**WHAT YOU WILL DO**
Return each line of the listing below, unchanged, and omit the images.

* Start INPUT MATERIAL *

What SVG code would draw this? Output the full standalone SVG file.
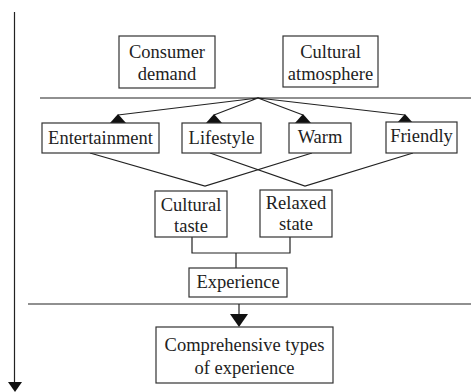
<svg xmlns="http://www.w3.org/2000/svg" width="471" height="392" viewBox="0 0 471 392">
<style>
.box{fill:#fff;stroke:#333;stroke-width:1.2}
text{font-family:'Liberation Serif','Times New Roman','DejaVu Serif',serif;font-size:18.5px;fill:#222;text-anchor:middle}
.ln{stroke:#222;stroke-width:1.2;fill:none}
.ah{fill:#111}
</style>
<rect width="471" height="392" fill="#fff"/>
<g id="connectors">
<line class="ln" x1="14.5" y1="12" x2="14.5" y2="383"/>
<polygon class="ah" points="8,382 22,382 15,392"/>
<line class="ln" x1="40" y1="98" x2="471" y2="98"/>
<line class="ln" x1="28" y1="304" x2="471" y2="304"/>
<polyline class="ln" points="118,115 258,98 214,115"/>
<polyline class="ln" points="303,115 258,98 405,115"/>
<polygon class="ah" points="118,114 110,123 126,123"/>
<polygon class="ah" points="214,114 206,123 222,123"/>
<polygon class="ah" points="303,114 295,123 311,123"/>
<polygon class="ah" points="405,114 397,123 413,123"/>
<polyline class="ln" points="90,153 205,186 312,153"/>
<polyline class="ln" points="210,153 305,186 413,153"/>
<polyline class="ln" points="192,237 192,253 290,253 290,237"/>
<line class="ln" x1="236" y1="253" x2="236" y2="268"/>
<line class="ln" x1="239" y1="304" x2="239" y2="315"/>
<polygon class="ah" points="230,314 248,314 239,327"/>
</g>
<g id="consumer-demand">
<rect class="box" x="119" y="36" width="96" height="52"/>
<text font-family="Liberation Serif" x="167" y="58">Consumer</text>
<text font-family="Liberation Serif" x="167" y="80">demand</text>
</g>
<g id="cultural-atmosphere">
<rect class="box" x="283" y="36" width="95" height="51"/>
<text x="330.5" y="58">Cultural</text>
<text x="330.5" y="80">atmosphere</text>
</g>
<g id="entertainment">
<rect class="box" x="42" y="123" width="117" height="30"/>
<text x="100.5" y="144">Entertainment</text>
</g>
<g id="lifestyle">
<rect class="box" x="182" y="123" width="79" height="30"/>
<text x="221.5" y="144">Lifestyle</text>
</g>
<g id="warm">
<rect class="box" x="289" y="123" width="62" height="30"/>
<text x="320" y="143">Warm</text>
</g>
<g id="friendly">
<rect class="box" x="386" y="122" width="71" height="31"/>
<text x="421.5" y="142">Friendly</text>
</g>
<g id="cultural-taste">
<rect class="box" x="155" y="191" width="72" height="46"/>
<text x="191" y="211">Cultural</text>
<text x="191" y="232">taste</text>
</g>
<g id="relaxed-state">
<rect class="box" x="260" y="190" width="72" height="47"/>
<text x="296" y="209">Relaxed</text>
<text x="296" y="230">state</text>
</g>
<g id="experience">
<rect class="box" x="189" y="268" width="98" height="29"/>
<text x="238" y="288">Experience</text>
</g>
<g id="comprehensive">
<rect class="box" x="156" y="327" width="177" height="56"/>
<text x="244.5" y="351">Comprehensive types</text>
<text x="244.5" y="374">of experience</text>
</g>
</svg>
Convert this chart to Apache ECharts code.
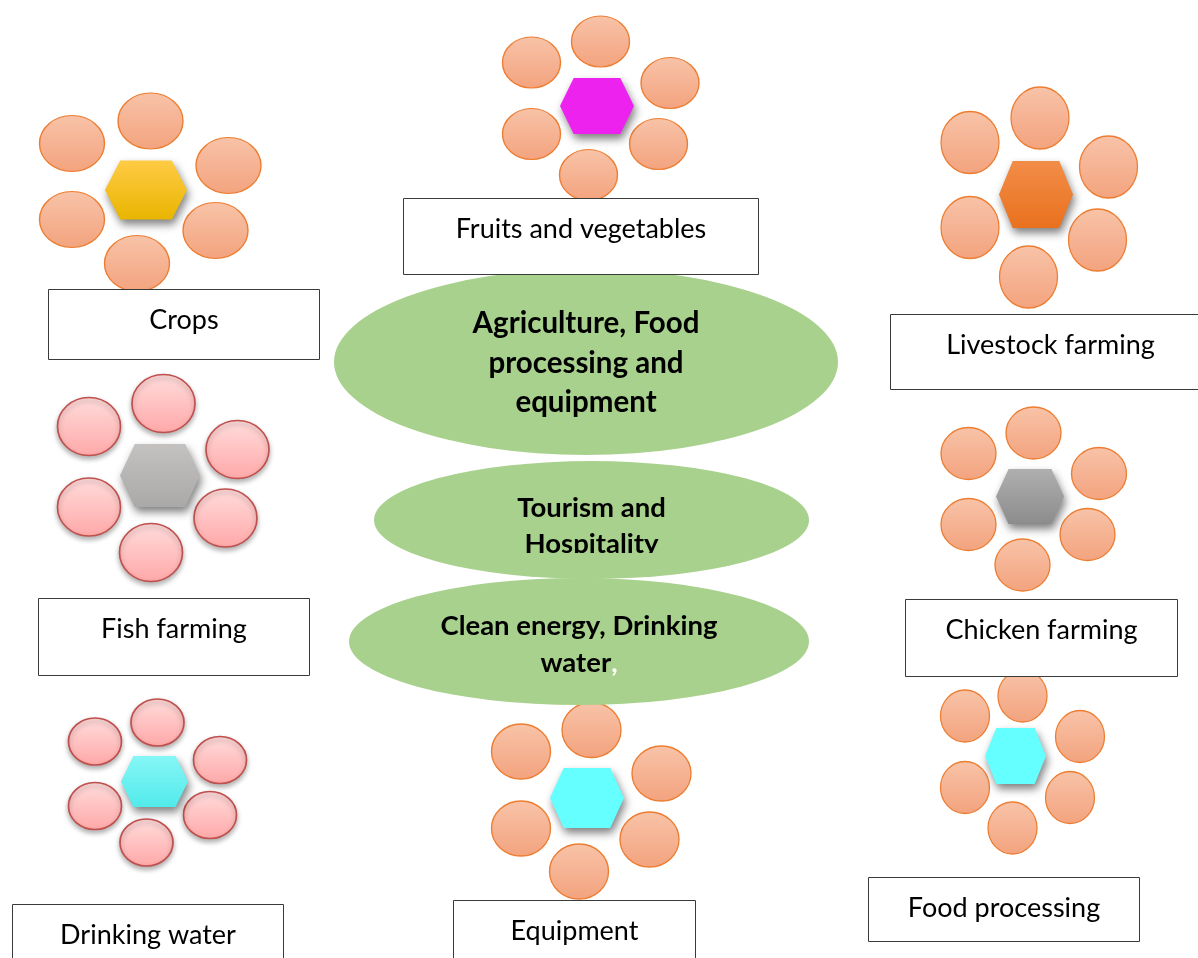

* End INPUT MATERIAL *

**OUTPUT**
What SVG code would draw this? Output the full standalone SVG file.
<svg xmlns="http://www.w3.org/2000/svg" width="471" height="392" viewBox="0 0 471 392">
<style>
.box{fill:#fff;stroke:#333;stroke-width:1.2}
text{font-family:'Liberation Serif','Times New Roman','DejaVu Serif',serif;font-size:18.5px;fill:#222;text-anchor:middle}
.ln{stroke:#222;stroke-width:1.2;fill:none}
.ah{fill:#111}
</style>
<rect width="471" height="392" fill="#fff"/>
<g id="connectors">
<line class="ln" x1="14.5" y1="12" x2="14.5" y2="383"/>
<polygon class="ah" points="8,382 22,382 15,392"/>
<line class="ln" x1="40" y1="98" x2="471" y2="98"/>
<line class="ln" x1="28" y1="304" x2="471" y2="304"/>
<polyline class="ln" points="118,115 258,98 214,115"/>
<polyline class="ln" points="303,115 258,98 405,115"/>
<polygon class="ah" points="118,114 110,123 126,123"/>
<polygon class="ah" points="214,114 206,123 222,123"/>
<polygon class="ah" points="303,114 295,123 311,123"/>
<polygon class="ah" points="405,114 397,123 413,123"/>
<polyline class="ln" points="90,153 205,186 312,153"/>
<polyline class="ln" points="210,153 305,186 413,153"/>
<polyline class="ln" points="192,237 192,253 290,253 290,237"/>
<line class="ln" x1="236" y1="253" x2="236" y2="268"/>
<line class="ln" x1="239" y1="304" x2="239" y2="315"/>
<polygon class="ah" points="230,314 248,314 239,327"/>
</g>
<g id="consumer-demand">
<rect class="box" x="119" y="36" width="96" height="52"/>
<text font-family="Liberation Serif" x="167" y="58">Consumer</text>
<text font-family="Liberation Serif" x="167" y="80">demand</text>
</g>
<g id="cultural-atmosphere">
<rect class="box" x="283" y="36" width="95" height="51"/>
<text x="330.5" y="58">Cultural</text>
<text x="330.5" y="80">atmosphere</text>
</g>
<g id="entertainment">
<rect class="box" x="42" y="123" width="117" height="30"/>
<text x="100.5" y="144">Entertainment</text>
</g>
<g id="lifestyle">
<rect class="box" x="182" y="123" width="79" height="30"/>
<text x="221.5" y="144">Lifestyle</text>
</g>
<g id="warm">
<rect class="box" x="289" y="123" width="62" height="30"/>
<text x="320" y="143">Warm</text>
</g>
<g id="friendly">
<rect class="box" x="386" y="122" width="71" height="31"/>
<text x="421.5" y="142">Friendly</text>
</g>
<g id="cultural-taste">
<rect class="box" x="155" y="191" width="72" height="46"/>
<text x="191" y="211">Cultural</text>
<text x="191" y="232">taste</text>
</g>
<g id="relaxed-state">
<rect class="box" x="260" y="190" width="72" height="47"/>
<text x="296" y="209">Relaxed</text>
<text x="296" y="230">state</text>
</g>
<g id="experience">
<rect class="box" x="189" y="268" width="98" height="29"/>
<text x="238" y="288">Experience</text>
</g>
<g id="comprehensive">
<rect class="box" x="156" y="327" width="177" height="56"/>
<text x="244.5" y="351">Comprehensive types</text>
<text x="244.5" y="374">of experience</text>
</g>
</svg>
Convert this chart to Apache ECharts code.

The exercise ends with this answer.